▸ WHAT TO DO: Leaving the pictures out, print the lines from the first line of the listing through the line containing "80, 90, 100];", exactly as they read, and no others.

▸ GIVEN DATA:
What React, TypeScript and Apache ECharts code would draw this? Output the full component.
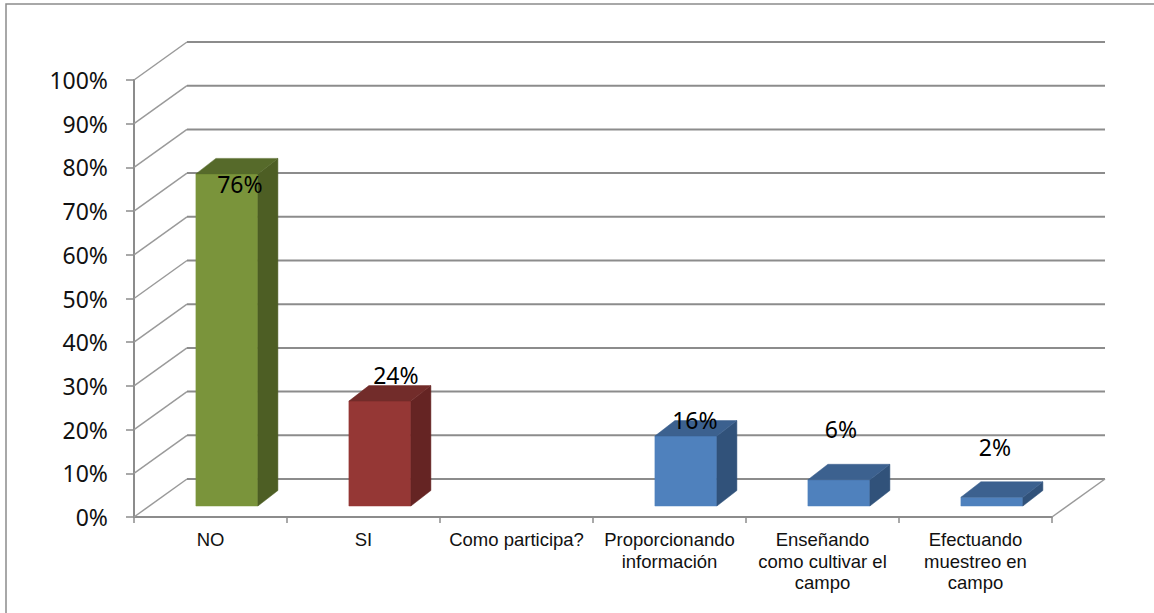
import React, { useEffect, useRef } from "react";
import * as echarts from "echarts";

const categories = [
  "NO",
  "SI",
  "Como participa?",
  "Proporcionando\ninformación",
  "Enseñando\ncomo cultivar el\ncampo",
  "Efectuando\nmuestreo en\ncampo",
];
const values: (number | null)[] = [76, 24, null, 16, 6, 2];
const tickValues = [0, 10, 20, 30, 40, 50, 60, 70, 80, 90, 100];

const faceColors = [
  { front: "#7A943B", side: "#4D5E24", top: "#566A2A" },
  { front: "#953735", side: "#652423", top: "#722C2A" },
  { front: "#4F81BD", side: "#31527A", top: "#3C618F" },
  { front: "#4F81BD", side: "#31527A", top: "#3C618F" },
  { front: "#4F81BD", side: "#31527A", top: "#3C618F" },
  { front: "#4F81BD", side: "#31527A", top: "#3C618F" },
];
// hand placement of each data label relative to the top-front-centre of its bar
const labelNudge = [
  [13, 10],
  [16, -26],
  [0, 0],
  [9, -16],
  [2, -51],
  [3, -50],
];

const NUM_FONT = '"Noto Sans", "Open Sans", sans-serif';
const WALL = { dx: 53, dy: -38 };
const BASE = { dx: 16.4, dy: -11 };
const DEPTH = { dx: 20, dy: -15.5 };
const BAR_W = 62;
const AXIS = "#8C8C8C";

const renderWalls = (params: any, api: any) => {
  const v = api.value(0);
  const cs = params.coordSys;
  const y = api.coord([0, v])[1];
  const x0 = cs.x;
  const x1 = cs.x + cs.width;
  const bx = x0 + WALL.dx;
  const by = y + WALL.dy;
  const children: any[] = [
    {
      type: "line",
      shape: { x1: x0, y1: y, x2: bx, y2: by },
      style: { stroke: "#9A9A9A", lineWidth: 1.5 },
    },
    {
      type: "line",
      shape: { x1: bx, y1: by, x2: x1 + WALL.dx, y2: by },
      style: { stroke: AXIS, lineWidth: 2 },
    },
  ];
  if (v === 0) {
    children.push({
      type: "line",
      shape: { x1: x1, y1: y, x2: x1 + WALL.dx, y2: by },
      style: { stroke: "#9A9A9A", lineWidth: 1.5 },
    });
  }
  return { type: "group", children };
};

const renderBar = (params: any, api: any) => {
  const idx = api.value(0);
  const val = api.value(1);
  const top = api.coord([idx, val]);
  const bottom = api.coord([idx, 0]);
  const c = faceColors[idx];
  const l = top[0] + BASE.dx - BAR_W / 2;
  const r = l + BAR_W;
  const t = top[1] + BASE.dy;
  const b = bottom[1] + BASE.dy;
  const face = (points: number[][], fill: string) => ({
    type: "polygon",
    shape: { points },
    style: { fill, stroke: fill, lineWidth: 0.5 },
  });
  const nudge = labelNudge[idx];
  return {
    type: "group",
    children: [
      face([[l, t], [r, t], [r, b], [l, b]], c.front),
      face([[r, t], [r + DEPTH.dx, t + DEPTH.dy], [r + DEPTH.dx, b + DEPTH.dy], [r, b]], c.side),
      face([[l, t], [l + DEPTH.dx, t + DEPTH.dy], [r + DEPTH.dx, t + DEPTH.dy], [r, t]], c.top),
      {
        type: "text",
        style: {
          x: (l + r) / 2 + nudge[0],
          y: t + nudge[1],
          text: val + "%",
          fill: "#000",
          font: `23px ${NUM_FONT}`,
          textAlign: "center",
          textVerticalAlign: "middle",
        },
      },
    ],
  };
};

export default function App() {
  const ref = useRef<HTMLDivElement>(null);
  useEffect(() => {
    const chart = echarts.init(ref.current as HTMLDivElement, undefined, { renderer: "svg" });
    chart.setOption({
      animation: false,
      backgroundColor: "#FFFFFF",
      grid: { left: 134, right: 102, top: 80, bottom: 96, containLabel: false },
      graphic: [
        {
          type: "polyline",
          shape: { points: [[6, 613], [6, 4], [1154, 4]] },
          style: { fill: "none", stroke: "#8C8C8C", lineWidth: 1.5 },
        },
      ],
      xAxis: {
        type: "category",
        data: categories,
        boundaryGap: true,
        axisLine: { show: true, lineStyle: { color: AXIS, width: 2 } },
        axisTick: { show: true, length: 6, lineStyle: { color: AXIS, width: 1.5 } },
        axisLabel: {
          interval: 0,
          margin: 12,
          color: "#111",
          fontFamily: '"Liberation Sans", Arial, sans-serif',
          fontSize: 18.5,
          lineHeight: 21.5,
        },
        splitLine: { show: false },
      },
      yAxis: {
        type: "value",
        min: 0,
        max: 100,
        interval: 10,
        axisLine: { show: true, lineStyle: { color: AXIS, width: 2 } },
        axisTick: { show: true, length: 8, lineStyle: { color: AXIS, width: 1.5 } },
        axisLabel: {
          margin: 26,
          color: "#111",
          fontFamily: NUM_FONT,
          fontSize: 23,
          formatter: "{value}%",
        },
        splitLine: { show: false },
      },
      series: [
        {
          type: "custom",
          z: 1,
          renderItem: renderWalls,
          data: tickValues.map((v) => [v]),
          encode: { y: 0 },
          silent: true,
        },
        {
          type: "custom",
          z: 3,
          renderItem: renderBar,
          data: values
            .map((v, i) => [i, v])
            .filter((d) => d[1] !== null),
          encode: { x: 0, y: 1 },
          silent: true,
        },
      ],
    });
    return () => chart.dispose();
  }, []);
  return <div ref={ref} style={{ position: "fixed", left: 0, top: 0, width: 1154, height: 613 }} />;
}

▸ SOLUTION FOR THIS PROBLEM:
What React, TypeScript and Apache ECharts code would draw this? Output the full component.
import React, { useEffect, useRef } from "react";
import * as echarts from "echarts";

const categories = [
  "NO",
  "SI",
  "Como participa?",
  "Proporcionando\ninformación",
  "Enseñando\ncomo cultivar el\ncampo",
  "Efectuando\nmuestreo en\ncampo",
];
const values: (number | null)[] = [76, 24, null, 16, 6, 2];
const tickValues = [0, 10, 20, 30, 40, 50, 60, 70, 80, 90, 100];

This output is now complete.